How to Shop for Blown Glass in Mexico
Colorful blown glass ranks high on the souvenir list of veteran tourists to Mexico. You can shop for classic pieces in the more exclusive city shops or have your own designs custom-made in factories in Puerto Vallarta and outside Guadalajara.
Buy one more piece than you need, just in case of breakage.
Get a detailed receipt when you leave a deposit to begin a custom order, and check in periodically to ensure that your order is running on schedule. Production is often backed up, so leave yourself enough time to have the details worked out through an interpreter, and to have your order completed prior to departure.
Upscale boutiques usually have fixed prices and accept credit cards as well as hard currency. Bargain when having items custom-made, and be prepared to pay in cash pesos or possibly U.S. dollars.
Even thick blown glass is extremely fragile. Pack in tissue and bubble wrap when possible. Put as many pieces as you can into your carry-on luggage and check others in a hard or sturdy suitcase; duffel bags may spell disaster.
1. Buy off the shelves in Mexico City. The Bazar Sabado (Saturday Bazaar) at the Plaza San Jacinto is home to boutiques that sell high-quality glasses, dishes and figurines made by Mexican artisans. Prices are often higher than when purchased directly from local merchants.

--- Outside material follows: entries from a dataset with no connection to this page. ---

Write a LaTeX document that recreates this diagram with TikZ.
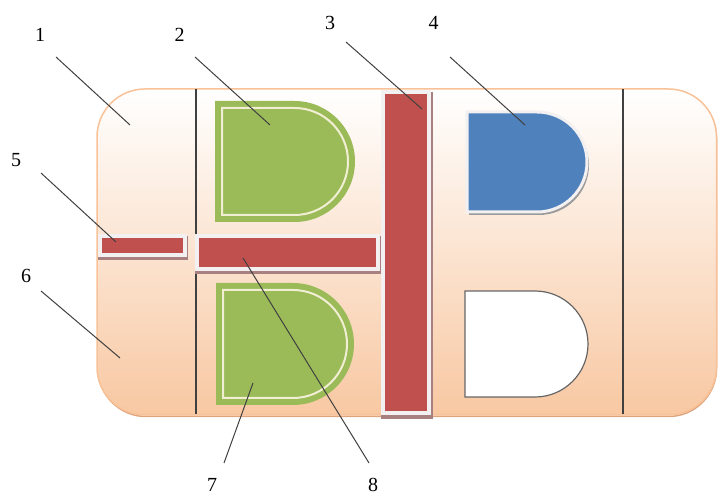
\documentclass[tikz,border=0pt]{standalone}
\usepackage{fontspec}
\setmainfont{Liberation Serif}
\definecolor{peach}{HTML}{F8C8A2}
\definecolor{peachline}{HTML}{F9C197}
\definecolor{peachshadow}{HTML}{DDA57E}
\definecolor{gfill}{HTML}{9BBB59}
\definecolor{gline}{HTML}{F1EED3}
\definecolor{rfill}{HTML}{C0504D}
\definecolor{rshadow}{HTML}{A98080}
\definecolor{bfill}{HTML}{4F81BD}
\definecolor{frame}{HTML}{F2F0F0}
\definecolor{leader}{HTML}{404040}
\definecolor{dshadow}{HTML}{9A9A9A}
\begin{document}
\begin{tikzpicture}[x=1pt,y=-1pt,
  lbl/.style={font=\fontsize{20}{20}\selectfont, inner sep=0pt, anchor=center},
  leaderline/.style={draw=leader, line width=1pt},
  divider/.style={draw=leader, line width=1.4pt},
  redbar/.style={fill=rfill, draw=frame, line width=3.5pt},
  barshadow/.style={fill=rshadow},
  greend/.style={fill=gfill},
  greeninner/.style={draw=gline, line width=2pt},
  blued/.style={fill=bfill, draw=frame, line width=3pt},
  whited/.style={fill=white, draw=leader!80, line width=1.2pt},
  dshade/.style={fill=dshadow}]
\useasboundingbox (0,0) rectangle (718,494);
% background
\draw[draw=peachshadow, line width=1.5pt, rounded corners=48pt] (98,90.5) rectangle (716.5,416.5);
\shade[top color=white, bottom color=peach, draw=peachline, line width=1.5pt, rounded corners=48pt] (97,89) rectangle (716.5,415);
\draw[divider] (196,89.5) -- (196,414.5);
\draw[divider] (623,89.5) -- (623,414.5);
% green D shapes
\fill[greend] (215,101) -- (294.5,101) arc[start angle=-90,end angle=90,radius=60.5] -- (215,222) -- cycle;
\draw[greeninner] (222,108) -- (294.5,108) arc[start angle=-90,end angle=90,radius=53.5] -- (222,215) -- cycle;
\fill[greend] (216,283) -- (293,283) arc[start angle=-90,end angle=90,radius=61] -- (216,405) -- cycle;
\draw[greeninner] (223,290) -- (293,290) arc[start angle=-90,end angle=90,radius=54] -- (223,398) -- cycle;
% blue D
\fill[dshade] (469,115) -- (539,115) arc[start angle=-90,end angle=90,radius=50] -- (469,215) -- cycle;
\path[blued] (467,112) -- (537,112) arc[start angle=-90,end angle=90,radius=50] -- (467,212) -- cycle;
% white D
\path[whited] (465,291) -- (535,291) arc[start angle=-90,end angle=90,radius=53] -- (465,397) -- cycle;
% red bars
\fill[barshadow] (98,236) rectangle (188,260);
\path[redbar] (100,236) rectangle (185,255);
\fill[barshadow] (195,236) rectangle (381,274);
\path[redbar] (197,236) rectangle (378,269);
\fill[barshadow] (381,92) rectangle (433,419);
\path[redbar] (383,92) rectangle (429,413);
% labels
\node[lbl] (l1) at (40,35) {1};
\node[lbl] (l2) at (179.5,35) {2};
\node[lbl] (l3) at (330,23) {3};
\node[lbl] (l4) at (433.5,23) {4};
\node[lbl] (l5) at (16,160) {5};
\node[lbl] (l6) at (26,276) {6};
\node[lbl] (l7) at (212,484.5) {7};
\node[lbl] (l8) at (373,484.5) {8};
% leader ends
\coordinate (s1) at (56,57);   \coordinate (e1) at (130,125);
\coordinate (s2) at (195,57);  \coordinate (e2) at (270,125);
\coordinate (s3) at (346,42);  \coordinate (e3) at (422,109);
\coordinate (s4) at (450,57);  \coordinate (e4) at (525,125);
\coordinate (s5) at (41,173);  \coordinate (e5) at (116,242);
\coordinate (s6) at (41,291);  \coordinate (e6) at (120,358);
\coordinate (s7) at (224,463); \coordinate (e7) at (253,383);
\coordinate (s8) at (369,463); \coordinate (e8) at (243,258);
\draw[leaderline] (s1) -- (e1);
\draw[leaderline] (s2) -- (e2);
\draw[leaderline] (s3) -- (e3);
\draw[leaderline] (s4) -- (e4);
\draw[leaderline] (s5) -- (e5);
\draw[leaderline] (s6) -- (e6);
\draw[leaderline] (s7) -- (e7);
\draw[leaderline] (s8) -- (e8);
\end{tikzpicture}
\end{document}
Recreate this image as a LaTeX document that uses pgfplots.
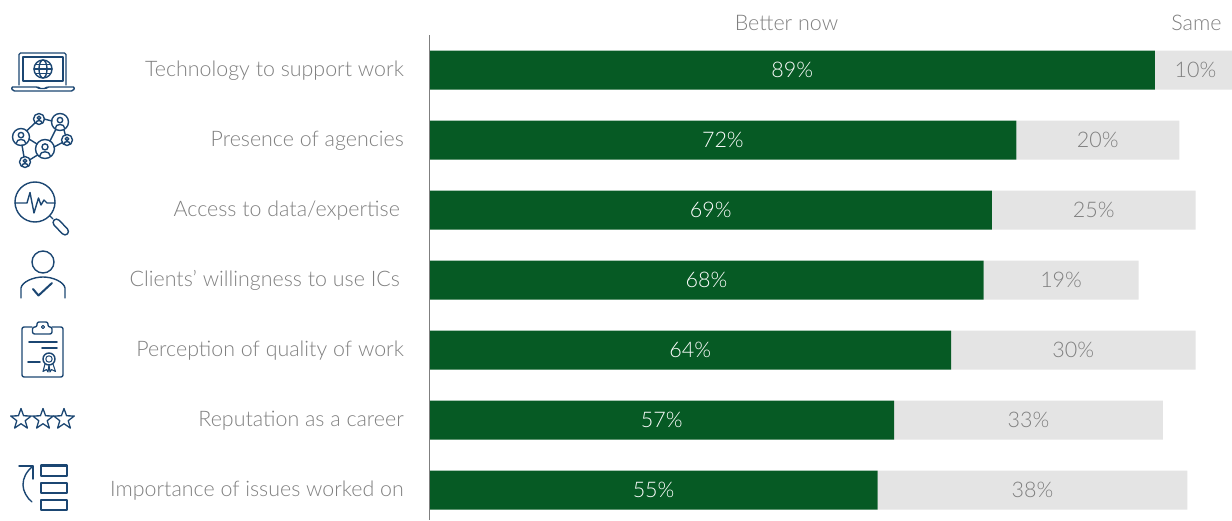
\documentclass[border=0pt]{standalone}
\usepackage{fontspec}
\setmainfont{Lato Light}
\usepackage{pgfplots}
\usepackage{pgfplotstable}
\pgfplotsset{compat=1.18}
\pgfkeys{/pgf/number format/assume math mode=true}
\definecolor{barGreen}{HTML}{065A24}
\definecolor{barGrey}{HTML}{E4E4E4}
\definecolor{txtGrey}{HTML}{7F7F7F}
\definecolor{iconBlue}{HTML}{1B4672}

\pgfplotstableread{
row better same
0 89 10
1 72 20
2 69 25
3 68 19
4 64 30
5 57 33
6 55 38
}\ratings

% small person glyph used by the network icon
\newcommand{\netnode}[3]{%
  \draw (#1,#2) circle (#3);
  \draw (#1,#2-0.22*#3) circle (0.32*#3);
  \draw (#1-0.55*#3,#2+0.72*#3) .. controls (#1-0.55*#3,#2+0.15*#3) and (#1+0.55*#3,#2+0.15*#3) .. (#1+0.55*#3,#2+0.72*#3);
}

\begin{document}
\begin{tikzpicture}[x=1pt,y=1pt]
\useasboundingbox (0,0) rectangle (1232,520);

\begin{axis}[
  at={(429.5pt,0pt)}, anchor=south west,
  scale only axis, width=802.5pt, height=485pt,
  xbar stacked, bar width=39pt,
  xmin=0, xmax=98.47,
  ymin=-0.5, ymax=6.4286, y dir=reverse,
  axis y line=left, axis x line=none,
  axis line style={draw=txtGrey, line width=1.5pt, -},
  ytick={0,...,6},
  yticklabels={Technology to support work,Presence of agencies,Access to data/expertise\hspace*{4pt},Clients’ willingness to use ICs\hspace*{4pt},Perception of quality of work,Reputation as a career,Importance of issues worked on},
  typeset ticklabels with strut,
  yticklabel style={font=\fontsize{21.4}{26}\selectfont, text=txtGrey, inner sep=0pt, xshift=-25.5pt, yshift=-1pt},
  major tick length=0pt, tick style={draw=none},
  axis on top,
  clip=false,
  nodes near coords style={anchor=center, font=\fontsize{21.5}{26}\selectfont},
]
\addplot[fill=barGreen, draw=none,
  visualization depends on={\thisrow{better}\as\len},
  nodes near coords={\pgfmathprintnumber{\len}\%},
  every node near coord/.append style={text=white},
] table[x=better,y=row]{\ratings};
\addplot[fill=barGrey, draw=none,
  visualization depends on={\thisrow{same}\as\len},
  nodes near coords={\pgfmathprintnumber{\len}\%},
  every node near coord/.append style={text=txtGrey},
] table[x=same,y=row]{\ratings};
\end{axis}

\node[text=txtGrey, font=\fontsize{21.5}{25}\selectfont] at (786.5,497) {Better now};
\node[text=txtGrey, font=\fontsize{21.5}{25}\selectfont] at (1196.5,497) {Same};

% icons, laid out from the top left corner
\begin{scope}[yscale=-1, yshift=-520pt, draw=iconBlue, line width=1.4pt, line join=round, line cap=round]
  % laptop
  \draw[rounded corners=1.5pt] (19,85) -- (19,53) -- (66,53) -- (66,85);
  \draw (23,57) rectangle (63,81);
  \draw[rounded corners=1.5pt] (11,87) -- (38,87) -- (39,88.5) -- (46,88.5) -- (47,87) -- (75,87) -- (73,91) -- (13,91) -- cycle;
  \draw (43,69) circle (9);
  \draw (43,69) ellipse (4 and 9);
  \draw (34,69) -- (52,69) (35.5,64.5) -- (50.5,64.5) (35.5,73.5) -- (50.5,73.5);
  % network
  \draw (44,119) -- (52,121);
  \draw (35.5,122.5) -- (26.5,131);
  \draw (56,129) -- (50,141);
  \draw (64,130) -- (65.5,135.5);
  \draw (29,139) -- (37,144);
  \draw (22,145) -- (24,157);
  \draw (54,147) -- (62.5,142.5);
  \draw (29.5,160) -- (37.5,155);
  \netnode{39}{119}{5.5}
  \netnode{60}{122}{8.5}
  \netnode{21}{137}{8.5}
  \netnode{67}{140}{5.5}
  \netnode{45}{149}{9.5}
  \netnode{25}{162}{5.5}
  % magnifier
  \draw (35,202) circle (20);
  \draw (15,203) -- (27,203) -- (30,192.5) -- (34,213) -- (38.5,198) -- (41,205) -- (44,200) -- (47,203) -- (55,203);
  \draw (50,216) -- (53,219);
  \draw[rounded corners=3.8pt] (51.5,222.5) -- (56.5,217.5) -- (70,231.5) -- (65,236.5) -- cycle;
  % person with check mark
  \draw (43,262) circle (11);
  \draw (21,298) -- (21,288) .. controls (22,282) and (33,277) .. (43,277) .. controls (53,277) and (64,282) .. (65,288) -- (65,298);
  \draw[line width=2pt] (33,289) -- (38.5,295.5) -- (52,283);
  % clipboard with rosette
  \draw[rounded corners=2pt] (32,327) -- (22,327) -- (22,377) -- (63,377) -- (63,327) -- (52,327);
  \draw[rounded corners=2pt] (32.5,334) -- (32.5,327) -- (37,327) -- (37,322) -- (48,322) -- (48,327) -- (52,327) -- (52,334) -- cycle;
  \draw[line width=1pt] (43,327) circle (1.6);
  \draw[line width=1.7pt] (29,342) -- (57,342) (42,348) -- (57,348) (28,362) -- (40,362);
  \draw (49,359) circle (6);
  \draw[line width=1pt] (49,359) circle (3.2);
  \draw[line width=1.1pt] (45,364) -- (43,371.5) -- (46.5,369.5) -- (48,372) -- (49,365) -- (50,372) -- (51.5,369.5) -- (55.5,371.5) -- (53,364);
  % three stars
  \foreach \cx in {21,43,64} {
    \draw[line width=1.3pt] (\cx,408.5) -- ++(2.6,7.3) -- ++(7.7,0.2) -- ++(-6.1,4.7) -- ++(2.2,7.4) -- ++(-6.4,-4.4) -- ++(-6.4,4.4) -- ++(2.2,-7.4) -- ++(-6.1,-4.7) -- ++(7.7,-0.2) -- cycle;
  }
  % ranked list with arrow
  \draw[line width=2.6pt, line cap=butt] (41,465.5) rectangle (67,476);
  \draw (41,483) rectangle (67,493);
  \draw (41,500) rectangle (67,510);
  \draw (19,466) -- (33,466) -- (33,479);
  \draw (33,466) .. controls (26,472) and (23,478) .. (23,485) .. controls (23,491) and (27,498) .. (32,502);
\end{scope}
\end{tikzpicture}
\end{document}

2. Visit Tonala and Tlaquepaque outside of Guadalajara for a large variety of blown glass items. Check with the tourist center or city office for information on the area's glass factories. It's possible to have your own designs made, but as these factories cater to large industry, it may take some savvy negotiating to get your small order put through.
3. Visit the intersection of Insurgentes and Basilio Badillo in Puerto Vallarta, where you'll find a tiny but reputable factory that has catered to local industry and countless tourists for a number of years. You may buy off the shelves or have your own creations made during your stay. Many people just come to watch the artists spin hot globs into works of art.
4. Bring an interpreter, if necessary, on your first visit to a factory to ensure that details like design, price and pickup date are clear. Provide neat, detailed drawings instead of relying on flimsy descriptions that sort of describe what you want made. Mexico uses the metric system, so all dimensions for custom designs should be given in millimeters and centimeters.
5. Understand that prices may vary depending on the glass's color or the item's shape. Red glass is typically more expensive than blue or green glass. Fancy or intricate goblet stems, vase rims or pitcher handles may run your bill higher than a more basic design or one that's familiar to the artists.
6. Leave room in your bags to hand carry your purchases home. The small fee incurred for the extra weight of a large glass purchase is cheaper than the astronomical cost of having a package shipped out of Mexico.